──────── ROWS ────────

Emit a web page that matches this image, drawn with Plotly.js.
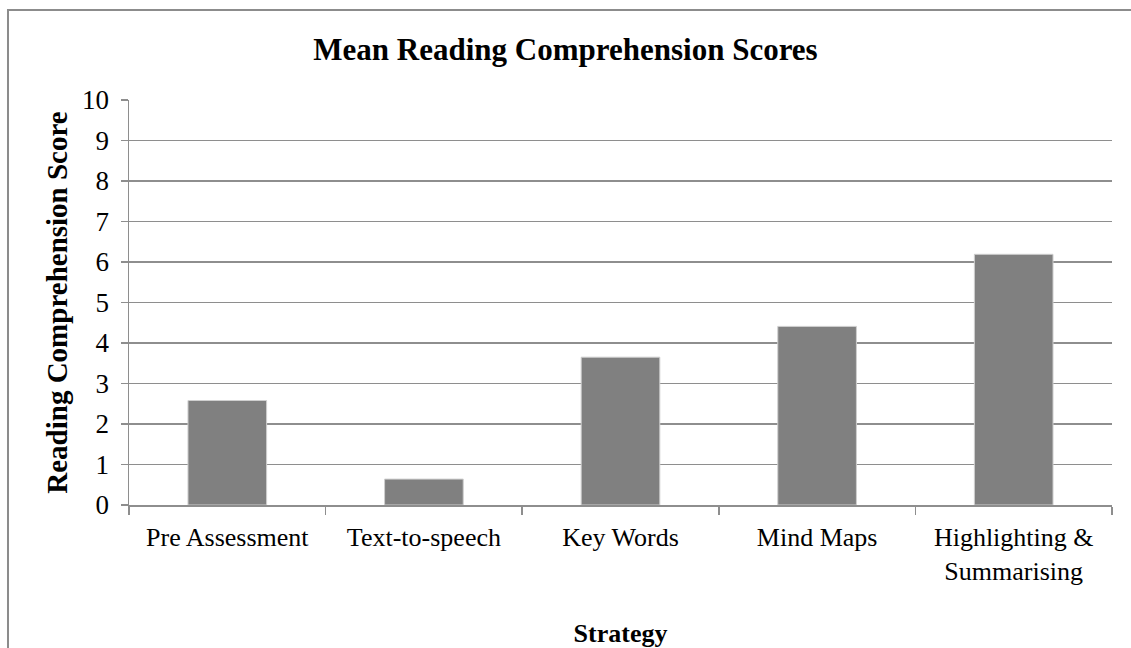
<!DOCTYPE html>
<html>
<head>
<meta charset="utf-8">
<script src="https://cdn.plot.ly/plotly-3.0.1.min.js"></script>
<style>
  html, body { margin: 0; padding: 0; background: #ffffff; }
  #chart { width: 1131px; height: 648px; }
</style>
</head>
<body>
<div id="chart"></div>
<script>
const categories = ["Pre Assessment", "Text-to-speech", "Key Words", "Mind Maps", "Highlighting &<br>Summarising"];
const meanScores = [2.58, 0.64, 3.65, 4.41, 6.19];
const yTickValues = [0, 1, 2, 3, 4, 5, 6, 7, 8, 9, 10];

const chartTitle = "Mean Reading Comprehension Scores";
const xTitle = "Strategy";
const yTitle = "Reading Comprehension Score";

const serif = "'Liberation Serif', 'Times New Roman', Times, serif";
const gridGray = "#8e8e8e";

const trace = {
  type: "bar",
  x: categories,
  y: meanScores,
  marker: { color: "#808080", line: { color: "#cfcfcf", width: 1 } },
  hoverinfo: "x+y"
};

const layout = {
  width: 1131,
  height: 648,
  paper_bgcolor: "#ffffff",
  plot_bgcolor: "#ffffff",
  margin: { l: 129, r: 19, t: 100, b: 143, pad: 0 },
  font: { family: serif, color: "#000000", size: 26 },
  title: {
    text: "<b>" + chartTitle + "</b>",
    font: { family: serif, size: 31, color: "#000000" },
    x: 0.5, xref: "container", xanchor: "center",
    y: 0.924, yref: "container", yanchor: "middle"
  },
  bargap: 0.6,
  showlegend: false,
  xaxis: {
    type: "category",
    tickson: "boundaries",
    ticks: "outside",
    ticklen: 8,
    tickcolor: gridGray,
    tickwidth: 1.5,
    showgrid: false,
    showline: true,
    linecolor: gridGray,
    linewidth: 1.5,
    ticklabelstandoff: 8,
    tickfont: { family: serif, size: 26, color: "#000000" },
    automargin: false,
    title: { text: "<b>" + xTitle + "</b>", font: { family: serif, size: 26, color: "#000000" }, standoff: 44 }
  },
  yaxis: {
    range: [0, 10],
    tickvals: yTickValues,
    ticks: "outside",
    ticklen: 7,
    tickcolor: gridGray,
    tickwidth: 1.5,
    showgrid: true,
    gridcolor: gridGray,
    gridwidth: 1.5,
    showline: true,
    linecolor: gridGray,
    linewidth: 1.5,
    zeroline: false,
    ticklabelstandoff: 6,
    tickfont: { family: serif, size: 27, color: "#000000" },
    automargin: false,
    title: { text: "<b>" + yTitle + "</b>", font: { family: serif, size: 29, color: "#000000" }, standoff: 6 }
  },
  shapes: [{
    type: "rect",
    xref: "paper", yref: "paper",
    x0: -0.1231, x1: 1.2,
    y0: -0.6, y1: 1.2222,
    line: { color: "#8c8c8c", width: 2 },
    fillcolor: "rgba(0,0,0,0)",
    layer: "below"
  }]
};

Plotly.newPlot("chart", [trace], layout, { displayModeBar: false, staticPlot: true });
</script>
</body>
</html>
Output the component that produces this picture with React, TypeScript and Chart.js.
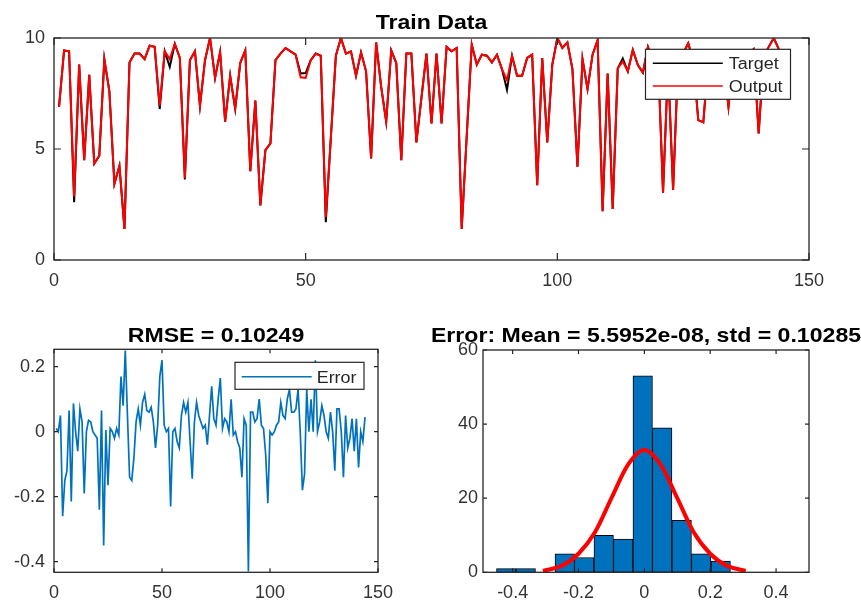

────────

▶ SHORT PROBLEM
The images in the entries above should be left out; please reproduce exactly the lines from the first through the one containing "7, 8, 9, 10];".

▶ REPLY TO THE EXERCISE
Emit a web page that matches this image, drawn with Plotly.js.
<!DOCTYPE html>
<html>
<head>
<meta charset="utf-8">
<script src="https://cdn.plot.ly/plotly-3.0.1.min.js"></script>
<style>
  html, body { margin: 0; padding: 0; background: #ffffff; }
  #chart { width: 1131px; height: 648px; }
</style>
</head>
<body>
<div id="chart"></div>
<script>
const categories = ["Pre Assessment", "Text-to-speech", "Key Words", "Mind Maps", "Highlighting &<br>Summarising"];
const meanScores = [2.58, 0.64, 3.65, 4.41, 6.19];
const yTickValues = [0, 1, 2, 3, 4, 5, 6, 7, 8, 9, 10];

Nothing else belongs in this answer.